ならば雇われることは諦め、フリーランスになるのはいかがでしょう?そう言われても、「自分には無理だ」と思う方がほとんどだと思います。そんな方に問いたいのです。
「あなたはフリーランスについて、何も知らないだけではないですか?」
サラリーマンからするとフリーランスは、特別な能力や専門的知識をもった「自分のような凡人とはちがう特殊な人間」に見えるかもしれません。でも決してそんなことはありません。たしかにすごい能力をもった人はいますが、ほとんどはあなたと同じレベルの凡人です。ただし「自分で稼ぐための努力」はしています。その日々の努力の内容が、サラリーマンとまったくちがうのです。
ときにそれは真逆の方向性です。会社では、「誰かがいなくなっても仕事が回る」仕組みをつくろうとします。
しかしフリーランスで「自分がいなくなっても仕事が回る」状態になったらアウト。「自分がいないと仕事が回らない」状態をつくるために全力で努力するのです。
フリーランスは小さな商売人です。かつての50年前、日本中のあちこちに小さな商売人がいました。彼らは自分のお店を出して商売し、家族を養いました。あの頃の商売人はモノを売ったりレストランを開店することが多かったですが、いまはサービス業が多いです。
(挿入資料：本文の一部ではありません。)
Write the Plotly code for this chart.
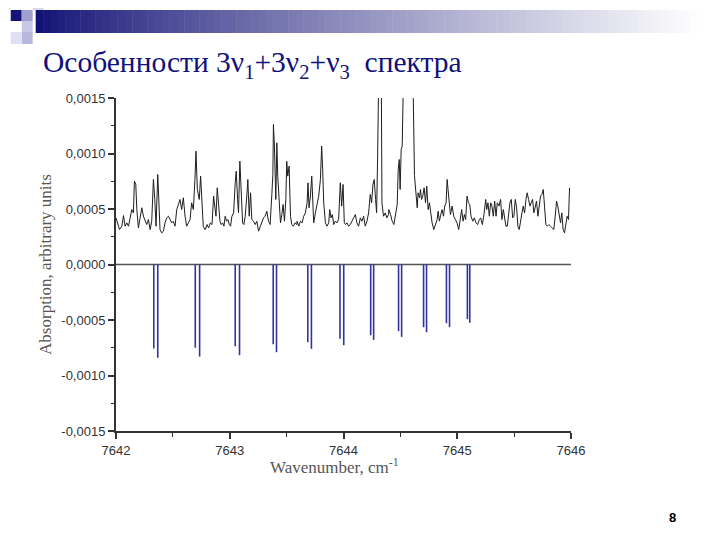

自分のノウハウやサービスを売る令和の商売人、それがフリーランスです。
ここまでの50年、わが国では商売人が減ってサラリーマンが増えました。サラリーマンのほうが給料が高く、仕事もおもしろく、老後まで保障してくれたからです。
しかし再び変わり目がやってきています。
サラリーマンの老後に不安が出てきたいま、定年後も働ける小さな商売人を目指すことには大きな意味があります。雇ってもらえなくても、「自分で働く」選択肢をもつ。それだけで気分が楽になります。定年後「働こうと思えば働ける」自分になるべく努力することで経済的にも精神的にも余裕ができるはずです。